Каково было действующим государственным чиновникам, каково было обслуживающей их придворной культурной элите читать про себя талантливо написанные "гадости" и разоблачения в канун октябрьских событий? А ведь все персонажи легко угадывались, это еще более подчеркивает тогдашнее бесстрашие автора. Роман Арбитман в исступленно-либеральной тогда "Литературной газете" устроил писателю маленький погром: "Итак, поражение ненавистной "дерьмократии" на Руси, которое так долго обещали народу большевики, состоялось. Пусть на бумаге, но состоялось... Юрий Поляков на бумаге отыгрался за все обиды, общественные и личные... Как выяснилось, писателю благоприятствовала атмосфера полуправды, в которой можно было показать себя на правах "разрешенного" обличителя... Пока существовали "белые пятна" и закрытые области, легко и приятно было делать полшага вперед и открывать Америку. Когда игра в догонялки кончилась и читателя требовалось привлекать чем-то иным, кроме оперативности "отклика", Юрий Поляков был бессилен... Оказался без работы..."


Сегодня, когда Юрий Поляков, "бессильный и безработный", стал главным редактором той самой "Литературки", тотально провалившейся именно из-за ее исступленно-радикального либерализма, читать эти лживые строчки критика даже смешно. Что ни слово, то явная ложь. А написана и опубликована эта ложь в форме доноса была сразу же после октябрьского расстрела Дома Советов, когда еще шли аресты противников ельцинского режима.
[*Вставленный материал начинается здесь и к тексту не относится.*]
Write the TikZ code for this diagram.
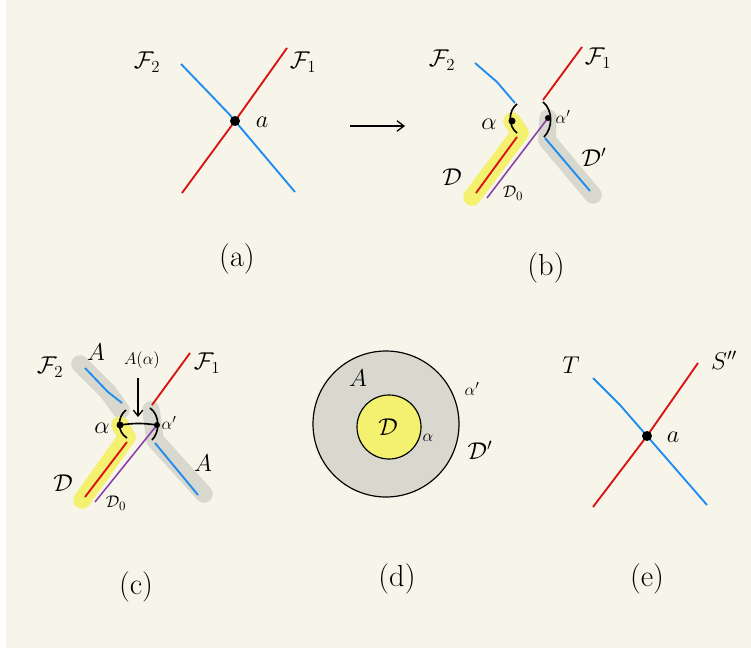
\documentclass[tikz,border=0pt]{standalone}
\usepackage{amssymb}
\usetikzlibrary{arrows.meta}
\definecolor{bgcream}{RGB}{247,245,233}
\definecolor{lineblue}{RGB}{30,140,240}
\definecolor{linered}{RGB}{215,20,20}
\definecolor{linepurple}{RGB}{135,60,170}
\definecolor{hiyellow}{RGB}{244,240,112}
\definecolor{higray}{RGB}{216,216,206}
\begin{document}
\begin{tikzpicture}[x=0.03cm,y=-0.03cm,
  bline/.style={lineblue,line width=1.6pt,line join=round},
  rline/.style={linered,line width=1.6pt,line join=round},
  pline/.style={linepurple,line width=1.3pt},
  yband/.style={hiyellow,line width=15pt,line cap=round,line join=round},
  gband/.style={higray,line width=15pt,line cap=round,line join=round},
  brk/.style={black,line width=1.4pt},
  lbl/.style={font=\fontsize{22}{26}\selectfont,inner sep=0pt},
  sml/.style={font=\fontsize{15}{18}\selectfont,inner sep=0pt},
  capt/.style={font=\fontsize{26}{30}\selectfont,inner sep=0pt}]
% page
\useasboundingbox (0,0) rectangle (751,650);
\fill[white] (0,0) rectangle (751,650);
\fill[bgcream] (6,0) rectangle (751,648);

% (a)
\coordinate (a-x) at (235,121);
\draw[bline] (181,64) -- (208,92) -- (230,115) -- (a-x) -- (295,192);
\draw[rline] (182,193) -- (a-x) -- (287,48);
\fill (a-x) circle (5);
\node[lbl] (a-F2) at (147,62) {$\mathcal{F}_2$};
\node[lbl] (a-F1) at (303,62) {$\mathcal{F}_1$};
\node[lbl] (a-pt) at (262,122) {$a$};
\node[capt] (a-cap) at (237,259) {(a)};

% arrow
\coordinate (arr-s) at (350,126);
\coordinate (arr-e) at (405,126);
\draw[line width=1.1pt,-{Straight Barb[length=6pt,width=9pt]}] (arr-s) -- (arr-e);

% (b)
\coordinate (b-al) at (512,121);
\coordinate (b-ar) at (548,118);
\draw[yband] (b-al) -- (520,133) -- (472,197);
\draw[gband] (b-ar) -- (547,140) -- (593,195);
\draw[bline] (475,63) -- (497,82) -- (515,103);
\draw[rline] (543,100) -- (582,47);
\draw[rline] (517,137) -- (476,193);
\draw[pline] (b-ar) -- (487,198);
\draw[bline] (545,138) -- (590,191);
\draw[brk] (517,104) .. controls (508,111) and (508,126) .. (517,133);
\draw[brk] (543,102) .. controls (553,110) and (553,128) .. (544,137);
\fill (b-al) circle (3.5);
\fill (b-ar) circle (3);
\node[lbl] (b-F2) at (442,60) {$\mathcal{F}_2$};
\node[lbl] (b-F1) at (598,58) {$\mathcal{F}_1$};
\node[lbl] (b-alpha) at (489,124) {$\alpha$};
\node[sml] (b-alpha1) at (563,117) {$\alpha'$};
\node[lbl] (b-D) at (452,177) {$\mathcal{D}$};
\node[sml] (b-D0) at (513,193) {$\mathcal{D}_0$};
\node[lbl] (b-D1) at (594,157) {$\mathcal{D}'$};
\node[capt] (b-cap) at (546,268) {(b)};

% (c)
\coordinate (c-al) at (120,425);
\coordinate (c-ar) at (157,425);
\draw[gband] (80,364) -- (108,392) -- (121,410);
\draw[gband] (151,410) -- (155,440) -- (204,494);
\draw[yband] (c-al) -- (127,437) -- (82,500);
\draw[bline] (85,368) -- (108,392) -- (122,403);
\draw[rline] (152,405) -- (190,353);
\draw[rline] (127,442) -- (85,497);
\draw[pline] (c-ar) -- (95,502);
\draw[bline] (155,443) -- (198,495);
\draw[brk] (126,410) .. controls (117,417) and (117,432) .. (127,438);
\draw[brk] (150,408) .. controls (160,415) and (160,432) .. (152,440);
\draw[brk] (c-al) to[bend left=8] (c-ar);
\fill (c-al) circle (3.5);
\fill (c-ar) circle (3);
\coordinate (c-arr) at (138,378);
\draw[line width=1.1pt,-{Straight Barb[length=5pt,width=8pt]}] (c-arr) -- (138,417);
\node[lbl] (c-F2) at (50,367) {$\mathcal{F}_2$};
\node[lbl] (c-A1) at (96,352) {$A$};
\node[sml] (c-Aa) at (142,360) {$A(\alpha)$};
\node[lbl] (c-F1) at (207,363) {$\mathcal{F}_1$};
\node[lbl] (c-alpha) at (102,428) {$\alpha$};
\node[sml] (c-alpha1) at (169,423) {$\alpha'$};
\node[lbl] (c-D) at (63,483) {$\mathcal{D}$};
\node[sml] (c-D0) at (116,503) {$\mathcal{D}_0$};
\node[lbl] (c-A2) at (203,463) {$A$};
\node[capt] (c-cap) at (136,587) {(c)};

% (d)
\coordinate (d-o) at (386,424);
\coordinate (d-i) at (389,427);
\filldraw[fill=higray,draw=black,line width=1pt] (d-o) circle (73);
\filldraw[fill=hiyellow,draw=black,line width=1pt] (d-i) circle (32);
\node[lbl] (d-A) at (358,378) {$A$};
\node[lbl] (d-D) at (388,427) {$\mathcal{D}$};
\node[sml] (d-alpha) at (428,438) {$\alpha$};
\node[sml] (d-alpha1) at (472,389) {$\alpha'$};
\node[lbl] (d-D1) at (480,450) {$\mathcal{D}'$};
\node[capt] (d-cap) at (397,579) {(d)};

% (e)
\coordinate (e-x) at (647,436);
\draw[bline] (593,378) -- (620,405) -- (e-x) -- (707,505);
\draw[rline] (593,507) -- (e-x) -- (698,363);
\fill (e-x) circle (5);
\node[lbl] (e-T) at (571,365) {$T$};
\node[lbl] (e-S) at (724,360) {$S''$};
\node[lbl] (e-pt) at (673,437) {$a$};
\node[capt] (e-cap) at (647,579) {(e)};
\end{tikzpicture}
\end{document}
Мол, берите тепленьким этого паршивца Полякова, осмелившегося издеваться над дерьмокрадами... Не случайно после статьи Арбитмана имя Юрия Полякова на долгие годы было вычеркнуто из списка авторов этой газеты. Какую "торопливую оперативность отклика" в ранней прозе писателя заметил Арбитман, если первые повести Полякова пролежали запрещенными в столе: одна — восемь лет, другая — четыре года? И почему же писатель оказался в 1993 году бессилен, если опубликовал как раз самый "оперативный отклик" еще в преддверии октябрьских событий? И в чем же заключалась полуправда его прозы?